Written request » Below are the records; pull every line that includes "this".

Input data »

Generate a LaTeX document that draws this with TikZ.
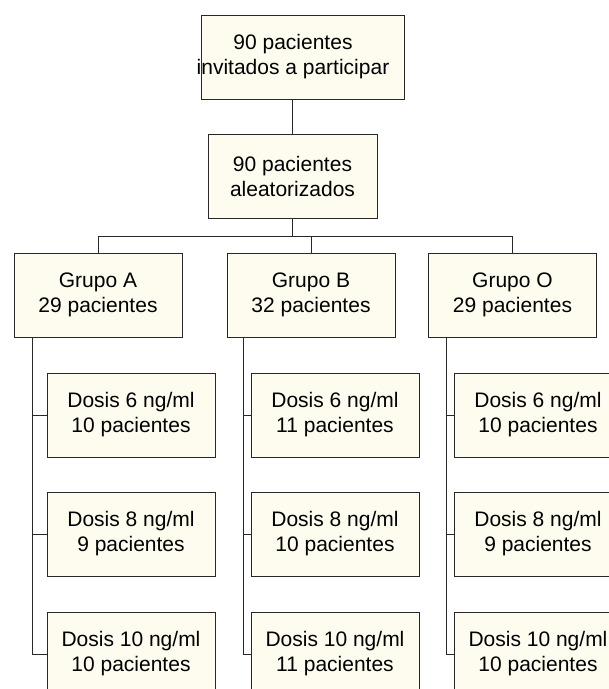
\documentclass[tikz,border=0pt]{standalone}
\usepackage{fontspec}
\setmainfont{Liberation Sans}
\definecolor{boxfill}{RGB}{253,252,238}
\definecolor{edge}{RGB}{40,40,40}
\begin{document}
\begin{tikzpicture}[x=1pt,y=-1pt,
  box/.style={draw=edge,line width=0.9pt,fill=boxfill,minimum width=168pt,minimum height=84pt,inner sep=0pt,
    align=center,font=\fontsize{21}{25}\selectfont},
  txt/.style={inner sep=0pt,align=center,font=\fontsize{21}{25}\selectfont},
  conn/.style={draw=edge,line width=0.9pt}]
\useasboundingbox (0,0) rectangle (609,689);
\clip (0,0) rectangle (609,689);
\fill[white] (0,0) rectangle (609,689);
% top boxes
\node[box,minimum width=203pt] (top) at (302.5,57) {};
\node[txt] (topt) at (293,57) {90 pacientes\\invitados a participar};
\node[box,minimum width=169pt] (sec) at (292.5,176) {90 pacientes\\aleatorizados};
% groups
\node[box] (gA) at (98,295) {Grupo A\\29 pacientes};
\node[box] (gB) at (311,295) {Grupo B\\32 pacientes};
\node[box] (gO) at (512.5,295) {Grupo O\\29 pacientes};
% doses
\node[box] (dA1) at (131,415) {Dosis 6 ng/ml\\10 pacientes};
\node[box] (dA2) at (131,534) {Dosis 8 ng/ml\\9 pacientes};
\node[box] (dA3) at (131,654) {Dosis 10 ng/ml\\10 pacientes};
\node[box] (dB1) at (335,415) {Dosis 6 ng/ml\\11 pacientes};
\node[box] (dB2) at (335,534) {Dosis 8 ng/ml\\10 pacientes};
\node[box] (dB3) at (335,654) {Dosis 10 ng/ml\\11 pacientes};
\node[box] (dO1) at (538,415) {Dosis 6 ng/ml\\10 pacientes};
\node[box] (dO2) at (538,534) {Dosis 8 ng/ml\\9 pacientes};
\node[box] (dO3) at (538,654) {Dosis 10 ng/ml\\10 pacientes};
% connectors
\coordinate (bus) at (0,236);
\coordinate (vA) at (32,0);
\coordinate (vB) at (243,0);
\coordinate (vO) at (446,0);
\draw[conn] (sec.north) -- (sec.north |- top.south);
\draw[conn] (sec.south) -- (sec.south |- bus);
\draw[conn] (gA.north) -- (gA.north |- bus) -- (gO.north |- bus) -- (gO.north);
\draw[conn] (gB.north) -- (gB.north |- bus);
\draw[conn] (vA |- gA.south) -- (vA |- dA3.west) -- (dA3.west);
\draw[conn] (vA |- dA1.west) -- (dA1.west);
\draw[conn] (vA |- dA2.west) -- (dA2.west);
\draw[conn] (vB |- gB.south) -- (vB |- dB3.west) -- (dB3.west);
\draw[conn] (vB |- dB1.west) -- (dB1.west);
\draw[conn] (vB |- dB2.west) -- (dB2.west);
\draw[conn] (vO |- gO.south) -- (vO |- dO3.west) -- (dO3.west);
\draw[conn] (vO |- dO1.west) -- (dO1.west);
\draw[conn] (vO |- dO2.west) -- (dO2.west);
\end{tikzpicture}
\end{document}
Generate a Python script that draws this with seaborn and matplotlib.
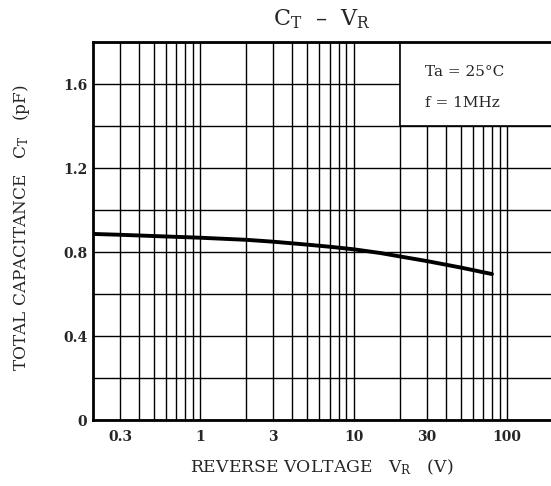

Exercise response »
Generate a LaTeX document that draws this with TikZ.
Generate a Python script that draws this with seaborn and matplotlib.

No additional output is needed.